Mes chers collègues, nous ne sommes pas d'accord sur tout – c'est bien heureux –, mais comment ne pourrions-nous pas nous retrouver sur l'essentiel : le renforcement des principes de la République ? Sachons dépasser les clivages partisans et stériles ; dans la diversité de nos légitimes sensibilités, il est des moments où il faut se rassembler avec force dans l'intérêt général.

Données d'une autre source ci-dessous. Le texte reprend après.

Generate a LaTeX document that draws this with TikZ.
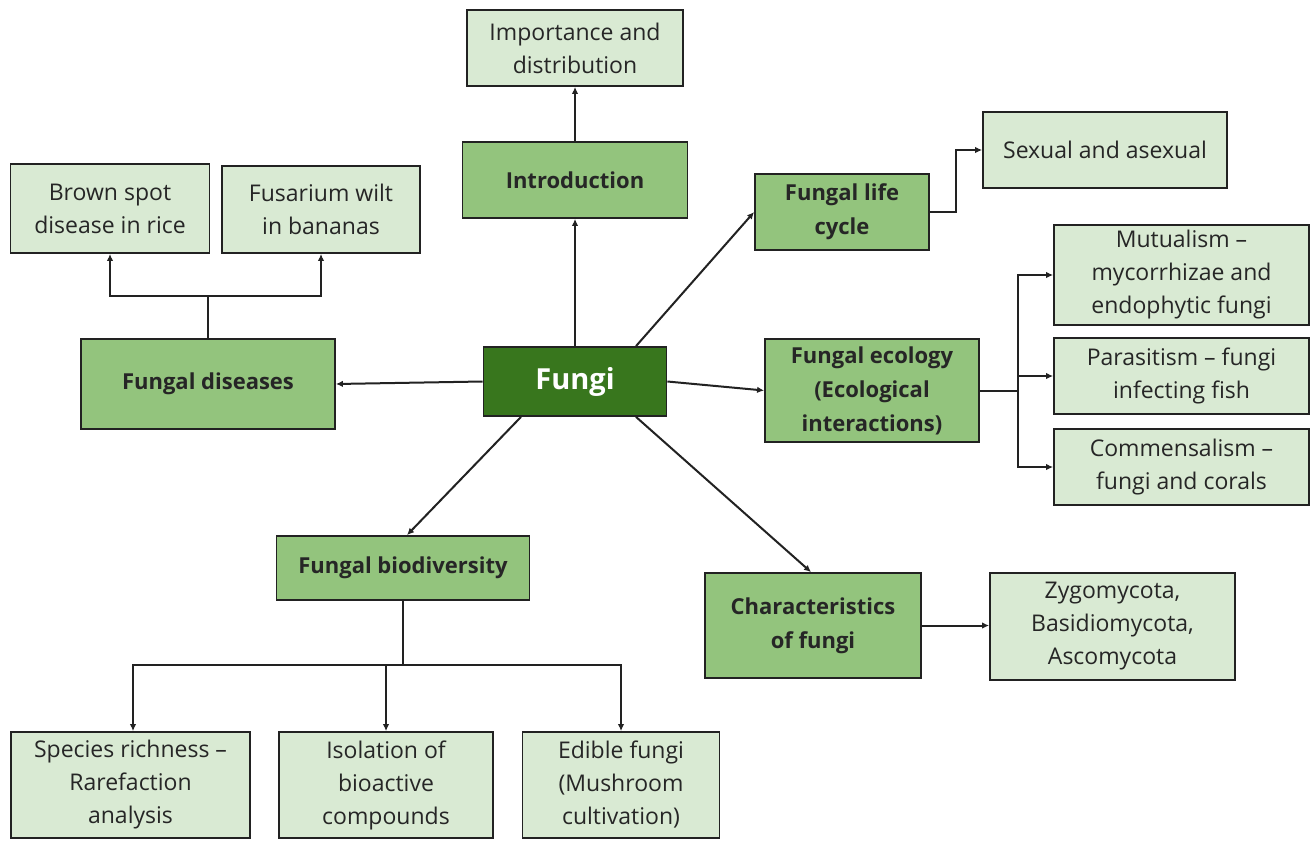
\documentclass[tikz,border=0pt]{standalone}
\usepackage{fontspec}
\setmainfont{Open Sans}
\usetikzlibrary{arrows.meta,calc}
\definecolor{lightg}{HTML}{D9EAD3}
\definecolor{midg}{HTML}{93C47D}
\definecolor{darkg}{HTML}{38761D}
\definecolor{edge}{HTML}{222222}
\tikzset{
  boxbase/.style={draw=edge, line width=1.8pt, align=center, inner sep=0pt, font=\fontsize{23}{33}\selectfont, text=black!85},
  lbox/.style={boxbase, fill=lightg},
  mbox/.style={boxbase, fill=midg, font=\fontsize{22}{34}\selectfont\bfseries},
  dbox/.style={boxbase, fill=darkg, text=white, font=\fontsize{29}{38}\selectfont\bfseries},
  conn/.style={draw=edge, line width=2pt},
  arr/.style={conn, -{Latex[length=7pt,width=6.5pt]}},
}
\begin{document}
\begin{tikzpicture}[x=1pt,y=-1pt]
\useasboundingbox[fill=white] (0,0) rectangle (1316,840);
% nodes
\node[lbox, minimum width=216pt, minimum height=76pt] (imp) at (575,48) {Importance and\\distribution};
\node[mbox, minimum width=225pt, minimum height=76pt] (intro) at (575,180) {Introduction};
\node[dbox, minimum width=183pt, minimum height=69pt] (fungi) at (575,381.5) {Fungi};
\node[lbox, minimum width=244pt, minimum height=76pt] (sex) at (1105,150) {Sexual and asexual};
\node[mbox, minimum width=174pt, minimum height=76pt] (life) at (842,212) {Fungal life\\cycle};
\node[lbox, minimum width=199pt, minimum height=89pt] (brown) at (110,208.5) {Brown spot\\disease in rice};
\node[lbox, minimum width=198pt, minimum height=87pt] (fus) at (321,209.5) {Fusarium wilt\\in bananas};
\node[mbox, minimum width=254pt, minimum height=90pt] (dis) at (208,384) {Fungal diseases};
\node[mbox, minimum width=214pt, minimum height=103pt] (eco) at (872,390.5) {Fungal ecology\\(Ecological\\interactions)};
\node[lbox, minimum width=255pt, minimum height=100pt] (mut) at (1181.5,275) {Mutualism --\\mycorrhizae and\\endophytic fungi};
\node[lbox, minimum width=255pt, minimum height=76pt] (par) at (1181.5,376) {Parasitism -- fungi\\infecting fish};
\node[lbox, minimum width=255pt, minimum height=76pt] (com) at (1181.5,467) {Commensalism --\\fungi and corals};
\node[mbox, minimum width=253pt, minimum height=64pt] (bio) at (403,568) {Fungal biodiversity};
\node[mbox, minimum width=216pt, minimum height=105pt] (char) at (813,625.5) {Characteristics\\of fungi};
\node[lbox, minimum width=245pt, minimum height=107pt] (zyg) at (1112.5,626.5) {Zygomycota,\\Basidiomycota,\\Ascomycota};
\node[lbox, minimum width=239pt, minimum height=106pt] (spec) at (130.5,785) {Species richness --\\Rarefaction\\analysis};
\node[lbox, minimum width=214pt, minimum height=106pt] (iso) at (386,785) {Isolation of\\bioactive\\compounds};
\node[lbox, minimum width=197pt, minimum height=106pt] (edi) at (621,785) {Edible fungi\\(Mushroom\\cultivation)};
% connectors
\draw[arr] (fungi.north) -- (intro.south);
\draw[arr] (intro.north) -- (imp.south);
\draw[arr] (fungi.west) -- (dis.east);
\draw[arr] (fungi.east) -- (eco.west);
\draw[arr] ([xshift=61pt]fungi.north) -- (life.west);
\draw[arr] ([xshift=-54pt]fungi.south) -- ([xshift=4pt]bio.north);
\draw[arr] ([xshift=61pt]fungi.south) -- ([xshift=-2pt]char.north);
% diseases branch
\draw[conn] (dis.north) -- ++(0,-42) coordinate (dj);
\draw[arr] (dj) -| (brown.south);
\draw[arr] (dj) -| (fus.south);
% life cycle
\draw[arr] (life.east) -- ++(26,0) coordinate (lj) |- (sex.west);
% ecology
\draw[conn] (eco.east) -- ++(38,0) coordinate (ej);
\draw[arr] (ej) |- (mut.west);
\draw[arr] (ej) |- (par.west);
\draw[arr] (ej) |- (com.west);
% characteristics
\draw[arr] (char.east) -- (char.east -| zyg.west);
% biodiversity
\draw[conn] (bio.south) -- ++(0,64) coordinate (bj);
\draw[arr] (bj) -| ([xshift=2.5pt]spec.north);
\draw[arr] (bj) -| (iso.north);
\draw[arr] (bj) -| (edi.north);
\end{tikzpicture}
\end{document}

Ce texte ne se réduit pas à un projet de loi contre les ennemis de la République : il s'inscrit dans une vision positive, tendue vers le commun que désire produire notre nation ; il épouse une vision ouverte de la société qui refuse les amalgames faciles et les entraves aux libertés fondamentales, et qui rejette toute compromission avec ceux qui défient la République et ses principes. Forts de cette vision positive de la société, le Gouvernement et la majorité ont placé l'égalité des chances au cœur de leurs réformes : c'est ainsi que la priorité a été donnée à l'acquisition des fondamentaux à l'école, et que les classes de CP et de CE1 ont été dédoublées en zone d'éducation prioritaire, pour ceux qui, au départ, ont moins de capital social et culturel. Voilà ce que nous faisons depuis quatre ans – c'est, je le disais, le défi d'une génération. Notre vision inclusive de la société fait également du service civique un formidable levier pour favoriser l'engagement de tous les jeunes de moins de 25 ans dans une mission d'intérêt général. Voilà la concrétisation du respect des principes républicains, que nous défendons avec force et conviction depuis quatre ans. Notre groupe est fier de soutenir, dans le cadre de la majorité présidentielle, un texte de liberté, de combat, de protection et d'équilibre. Le débat va maintenant commencer.